Directions:
Below is a listing; write it out exactly and drop any images from it.

Data section:
-- -- --

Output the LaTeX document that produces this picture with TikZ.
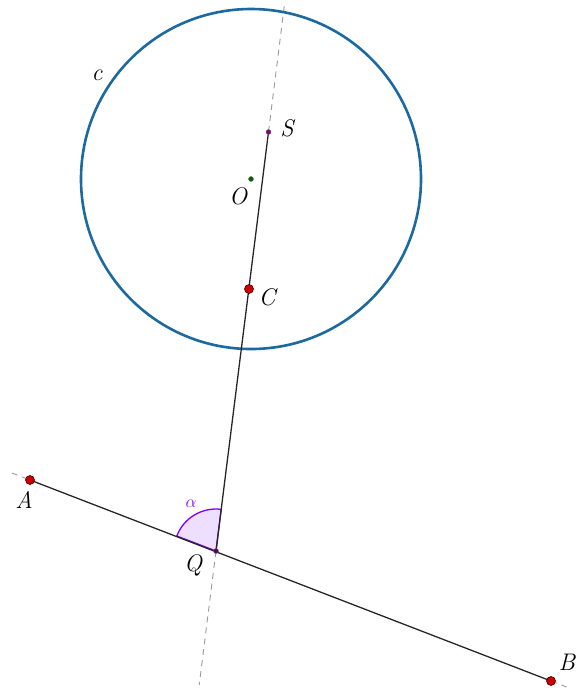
\documentclass[tikz,border=0pt]{standalone}
\usetikzlibrary{calc}
\definecolor{circblue}{RGB}{28,105,160}
\definecolor{ptred}{RGB}{204,0,0}
\definecolor{ptpurple}{RGB}{128,0,128}
\definecolor{ptgreen}{RGB}{0,100,0}
\definecolor{angviolet}{RGB}{127,0,255}
\begin{document}
\begin{tikzpicture}[x=1pt,y=-1pt,
  lbl/.style={font=\fontsize{24}{28}\selectfont\itshape, inner sep=0pt},
  bigpt/.style={circle, fill=ptred, draw=black!70!ptred, line width=0.6pt, minimum size=9pt, inner sep=0pt},
  smallpt/.style={circle, draw=black!60, line width=0.4pt, minimum size=5pt, inner sep=0pt},
  seg/.style={line width=1.3pt, black!85},
  aux/.style={gray!80, line width=0.9pt, dash pattern=on 6pt off 5pt}]
\useasboundingbox (0,0) rectangle (576,689);
% points
\coordinate (A) at (30,480);
\coordinate (B) at (551,681);
\coordinate (Q) at (216,551);
\coordinate (S) at (268.5,132);
\coordinate (C) at (249,289);
\coordinate (O) at (251,179);
% auxiliary dashed lines
\coordinate (ab1) at ($(A)!-0.035!(B)$);
\coordinate (ab2) at ($(A)!1.03!(B)$);
\coordinate (qs1) at ($(Q)!1.3!(S)$);
\coordinate (qs2) at ($(Q)!-0.32!(S)$);
\draw[aux] (ab1) -- (A);
\draw[aux] (B) -- (ab2);
\draw[aux] (S) -- (qs1);
\draw[aux] (Q) -- (qs2);
% circle
\draw[circblue, line width=2.6pt] (O) circle[radius=170];
% angle
\coordinate (a1) at ($(Q)!42pt!(A)$);
\fill[angviolet, fill opacity=0.13] (Q) -- (a1) arc[start angle=200.9, end angle=277.1, radius=42] -- cycle;
\draw[angviolet, line width=1.3pt] (Q) -- (a1) arc[start angle=200.9, end angle=277.1, radius=42] -- cycle;
% segments
\draw[seg] (A) -- (B);
\draw[seg] (Q) -- (S);
% point markers
\node[bigpt] (pA) at (A) {};
\node[bigpt] (pB) at (B) {};
\node[bigpt] (pC) at (C) {};
\node[smallpt, fill=ptpurple] (pS) at (S) {};
\node[smallpt, fill=ptgreen] (pO) at (O) {};
\node[smallpt, fill=ptpurple!70!black] (pQ) at (Q) {};
% labels
\node[lbl] (lA) at (24,500) {A};
\node[lbl] (lB) at (567,662) {B};
\node[lbl] (lC) at (267,297) {C};
\node[lbl] (lS) at (287,128) {S};
\node[lbl] (lO) at (238,196) {O};
\node[lbl] (lQ) at (193,565) {Q};
\node[lbl] (lc) at (97,75) {c};
\node[font=\fontsize{18}{20}\selectfont, text=angviolet, inner sep=0pt] (lalpha) at (191,504) {\(\alpha\)};
\end{tikzpicture}
\end{document}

-- -- --

Problem solution:
Output the LaTeX document that produces this picture with TikZ.
\documentclass[tikz,border=0pt]{standalone}
\usetikzlibrary{calc}
\definecolor{circblue}{RGB}{28,105,160}
\definecolor{ptred}{RGB}{204,0,0}
\definecolor{ptpurple}{RGB}{128,0,128}
\definecolor{ptgreen}{RGB}{0,100,0}
\definecolor{angviolet}{RGB}{127,0,255}
\begin{document}
\begin{tikzpicture}[x=1pt,y=-1pt,
  lbl/.style={font=\fontsize{24}{28}\selectfont\itshape, inner sep=0pt},
  bigpt/.style={circle, fill=ptred, draw=black!70!ptred, line width=0.6pt, minimum size=9pt, inner sep=0pt},
  smallpt/.style={circle, draw=black!60, line width=0.4pt, minimum size=5pt, inner sep=0pt},
  seg/.style={line width=1.3pt, black!85},
  aux/.style={gray!80, line width=0.9pt, dash pattern=on 6pt off 5pt}]
\useasboundingbox (0,0) rectangle (576,689);
% points
\coordinate (A) at (30,480);
\coordinate (B) at (551,681);
\coordinate (Q) at (216,551);
\coordinate (S) at (268.5,132);
\coordinate (C) at (249,289);
\coordinate (O) at (251,179);
% auxiliary dashed lines
\coordinate (ab1) at ($(A)!-0.035!(B)$);
\coordinate (ab2) at ($(A)!1.03!(B)$);
\coordinate (qs1) at ($(Q)!1.3!(S)$);
\coordinate (qs2) at ($(Q)!-0.32!(S)$);
\draw[aux] (ab1) -- (A);
\draw[aux] (B) -- (ab2);
\draw[aux] (S) -- (qs1);
\draw[aux] (Q) -- (qs2);
% circle
\draw[circblue, line width=2.6pt] (O) circle[radius=170];
% angle
\coordinate (a1) at ($(Q)!42pt!(A)$);
\fill[angviolet, fill opacity=0.13] (Q) -- (a1) arc[start angle=200.9, end angle=277.1, radius=42] -- cycle;
\draw[angviolet, line width=1.3pt] (Q) -- (a1) arc[start angle=200.9, end angle=277.1, radius=42] -- cycle;
% segments
\draw[seg] (A) -- (B);
\draw[seg] (Q) -- (S);
% point markers
\node[bigpt] (pA) at (A) {};
\node[bigpt] (pB) at (B) {};
\node[bigpt] (pC) at (C) {};
\node[smallpt, fill=ptpurple] (pS) at (S) {};
\node[smallpt, fill=ptgreen] (pO) at (O) {};
\node[smallpt, fill=ptpurple!70!black] (pQ) at (Q) {};
% labels
\node[lbl] (lA) at (24,500) {A};
\node[lbl] (lB) at (567,662) {B};
\node[lbl] (lC) at (267,297) {C};
\node[lbl] (lS) at (287,128) {S};
\node[lbl] (lO) at (238,196) {O};
\node[lbl] (lQ) at (193,565) {Q};
\node[lbl] (lc) at (97,75) {c};
\node[font=\fontsize{18}{20}\selectfont, text=angviolet, inner sep=0pt] (lalpha) at (191,504) {\(\alpha\)};
\end{tikzpicture}
\end{document}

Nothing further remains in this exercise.